You choose ##E2 \rightarrow## the host opens ##E1\rightarrow## (why doesn't the probability chance to 1/2, 1/2 here, since we only have two doors left?) change = win, stick = lose
mfb said:A door you didn't pick can get opened, a door you picked cannot.
A very simple way to consider the question:
If you keep your door, you win if and only if you pick the right door initially.
If you switch your door, you win if and only if you picked one of the two wrong doors initially.
Which case is more likely?
Ray Vickson said:Look at the "do not switch" strategy. Initially (before any doors are opened) you have P(win) = 1/3, P(lose) = 2/3. If the car is behind your chosen door, Monty opens one of the other doors, so you still win. However, if the car is not behind your door, Monty opens the other door (because you have chosen one door already, and Monty avoids opening the car-door). So, in any case you lose, and the chance of that is 2/3. So, basically, by not switching it does not matter whether Monty opens a door or not; you still have P(win) = 1/3, P(lose) = 2/3. In this case, your statement that the probability of picking the car does not change is correct.

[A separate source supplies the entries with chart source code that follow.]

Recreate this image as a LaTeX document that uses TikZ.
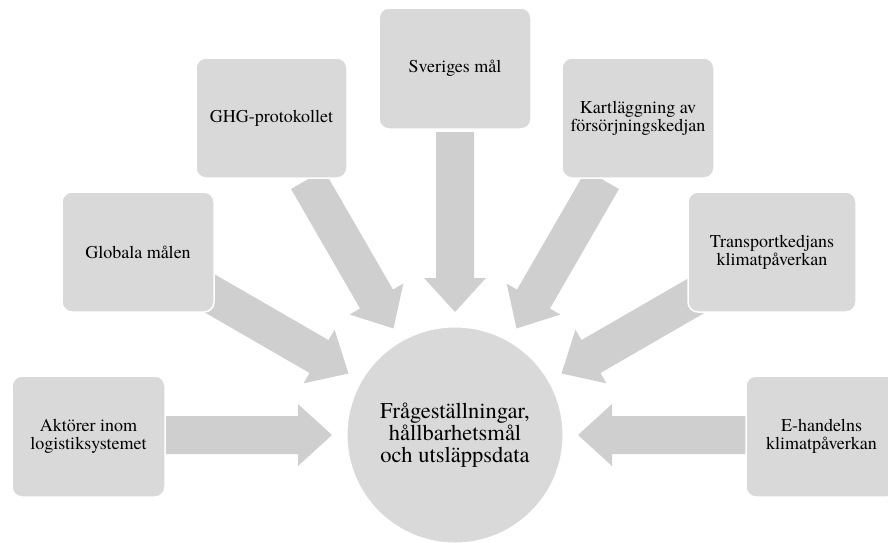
\documentclass[tikz,border=0pt]{standalone}
\usepackage{fontspec}
\setmainfont{texgyretermes}[Extension=.otf, UprightFont=*-regular]
\definecolor{boxgrey}{RGB}{217,217,217}
\definecolor{arrowgrey}{RGB}{207,207,207}
\begin{document}
\begin{tikzpicture}[x=1pt,y=-1pt,
  topic/.style={draw=white, line width=1.5pt, fill=boxgrey, rounded corners=10pt,
    inner sep=2pt, align=center, text=black,
    font=\fontsize{18}{18}\selectfont},
  hubstyle/.style={circle, fill=boxgrey, draw=white, line width=1pt,
    minimum size=216pt, inner sep=0pt, align=center, text=black,
    font=\fontsize{22.5}{22}\selectfont},
  % block arrow pointing towards the hub along the local +x axis;
  % the argument is the distance of its tail from the hub centre
  pics/feed/.style={code={\fill[arrowgrey] (123,0) -- (157,31) -- (157,19)
      -- (#1,19) -- (#1,-19) -- (157,-19) -- (157,-31) -- cycle;}}
]
\useasboundingbox (0,0) rectangle (888,542);
\coordinate (c) at (455,435);

% arrows converging on the hub
\pic[rotate=0]   at (c) {feed=295};
\pic[rotate=30]  at (c) {feed=295};
\pic[rotate=60]  at (c) {feed=295};
\pic[rotate=90]  at (c) {feed=303};
\pic[rotate=120] at (c) {feed=295};
\pic[rotate=150] at (c) {feed=295};
\pic[rotate=180] at (c) {feed=295};

% source boxes
\node[topic, minimum width=153pt, minimum height=121pt] (akt) at (88.5,436.5)
  {Aktörer inom\\logistiksystemet};
\node[topic, minimum width=152pt, minimum height=120pt] (glob) at (138,252)
  {Globala målen};
\node[topic, minimum width=151pt, minimum height=120pt] (ghg) at (271.5,118)
  {GHG-protokollet};
\node[topic, minimum width=152pt, minimum height=121pt] (sve) at (455,68.5)
  {Sveriges mål};
\node[topic, minimum width=152pt, minimum height=120pt] (kart) at (638,118)
  {Kartläggning av\\försörjningskedjan};
\node[topic, minimum width=168pt, minimum height=120pt] (trans) at (772,252)
  {Transportkedjans\\klimatpåverkan};
\node[topic, minimum width=151pt, minimum height=121pt] (ehan) at (821.5,436.5)
  {E-handelns\\klimatpåverkan};

% central hub
\node[hubstyle] (hub) at (c)
  {Frågeställningar,\\hållbarhetsmål\\och utsläppsdata};
\end{tikzpicture}
\end{document}
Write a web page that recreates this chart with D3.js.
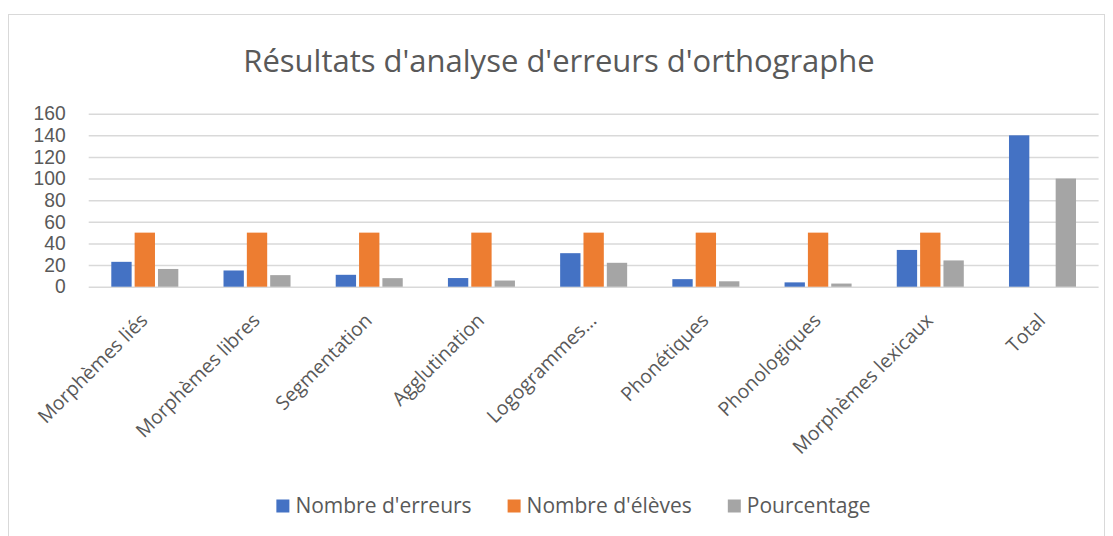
<!DOCTYPE html>
<html>
<head>
<meta charset="utf-8">
<script src="https://cdn.jsdelivr.net/npm/d3@7/dist/d3.min.js"></script>
<style>
  html, body { margin: 0; padding: 0; background: #fff; }
  svg { display: block; }
  text { font-family: "Open Sans", sans-serif; fill: #595959; }
</style>
</head>
<body>
<svg id="chart" width="1113" height="536"></svg>
<script>
const categories = ["Morphèmes liés", "Morphèmes libres", "Segmentation", "Agglutination", "Logogrammes…", "Phonétiques", "Phonologiques", "Morphèmes lexicaux", "Total"];
const nombreErreurs = [23, 15, 11, 8, 31, 7, 4, 34, 140];
const nombreEleves = [50, 50, 50, 50, 50, 50, 50, 50, null];
const pourcentage = [16.4, 10.7, 7.9, 5.7, 22.1, 5.0, 2.9, 24.3, 100];
const seriesNames = ["Nombre d'erreurs", "Nombre d'élèves", "Pourcentage"];
const seriesColors = ["#4472C4", "#ED7D31", "#A5A5A5"];
const yTicks = [0, 20, 40, 60, 80, 100, 120, 140, 160];
const titleText = "Résultats d'analyse d'erreurs d'orthographe";

const seriesValues = [nombreErreurs, nombreEleves, pourcentage];
const svg = d3.select("#chart");

// frame
svg.append("rect")
  .attr("x", 8.5).attr("y", 14.5).attr("width", 1096).attr("height", 540)
  .attr("fill", "#fff").attr("stroke", "#d9d9d9").attr("stroke-width", 1);

const x0 = d3.scaleBand().domain(categories).range([88.7, 1098.6]).paddingInner(0.376).paddingOuter(0.188);
const x1 = d3.scaleBand().domain(seriesNames).range([0, x0.bandwidth()]);
const y = d3.scaleLinear().domain([0, 160]).range([286.7, 113.7]);

// title
svg.append("text")
  .attr("x", 559).attr("y", 71.5)
  .attr("text-anchor", "middle")
  .style("font-size", "31px")
  .text(titleText);

// gridlines + y labels
const yAxis = d3.axisLeft(y).tickValues(yTicks).tickSize(-(1098.6 - 88.7)).tickPadding(23);
const gy = svg.append("g").attr("transform", "translate(88.7,0)").call(yAxis);
gy.select(".domain").remove();
gy.selectAll(".tick line").attr("stroke", "#d9d9d9").attr("stroke-width", 1.5);
gy.selectAll(".tick text")
  .style("font-size", "19.3px")
  .style("font-family", "'Liberation Sans', Arial, sans-serif")
  .attr("fill", "#595959");

// bars
const groups = svg.append("g").selectAll("g")
  .data(categories)
  .join("g")
  .attr("transform", d => `translate(${x0(d)},0)`);

groups.selectAll("rect")
  .data((d, i) => seriesNames.map((s, j) => ({ s, v: seriesValues[j][i], c: seriesColors[j] })).filter(o => o.v != null))
  .join("rect")
  .attr("x", d => x1(d.s) + 1.5)
  .attr("width", x1.bandwidth() - 3)
  .attr("y", d => y(d.v))
  .attr("height", d => y(0) - y(d.v))
  .attr("fill", d => d.c);

// x labels
const xAxis = d3.axisBottom(x0).tickSize(0).tickPadding(0);
const gx = svg.append("g").attr("transform", `translate(0,${y(0)})`).call(xAxis);
gx.select(".domain").remove();
gx.selectAll(".tick text")
  .attr("text-anchor", "end")
  .attr("dy", null)
  .attr("y", 0)
  .attr("transform", "translate(4,35) rotate(-45)")
  .style("font-size", "19.5px")
  .style("font-family", "Open Sans")
  .attr("fill", "#595959");

// legend
const legend = svg.append("g");
const items = legend.selectAll("g").data(seriesNames).join("g");
items.append("rect").attr("width", 13).attr("height", 13).attr("y", -6.5).attr("fill", (d, i) => seriesColors[i]);
items.append("text").attr("x", 19).attr("dy", "0.35em").style("font-size", "21px").text(d => d);
const widths = [];
items.each(function () { widths.push(19 + d3.select(this).select("text").node().getComputedTextLength()); });
const gap = 36;
const total = d3.sum(widths) + gap * (widths.length - 1);
let start = 573.5 - total / 2;
items.attr("transform", (d, i) => {
  const t = `translate(${start},506)`;
  start += widths[i] + gap;
  return t;
});
</script>
</body>
</html>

Now look at the "always switch" strategy. In 1/3 of the cases the car is behind your chosen door, so switching will cause you to lose. However, in 2/3 of the cases the car is not behind either your original door or the door opened by Monty, so switching will cause you to win---every single time. So, switching leads to P(win) = 2/3 and P(lose) = 1/3. In this case, by switching, you do, in fact, change the probabilities of winning the car
"You initially pick the right door" and "you initially pick a wrong door" are equally likely? Do you really think this?r0bHadz said:They're both equally likely
mfb said:"You initially pick the right door" and "you initially pick a wrong door" are equally likely? Do you really think this?
Ignore what happens afterwards for a moment. Just focus on the initial selection. Do you really think these two options are equally likely?
What about a lottery? "You initially pick all the right numbers" vs. "you initially don't pick all the right numbers"?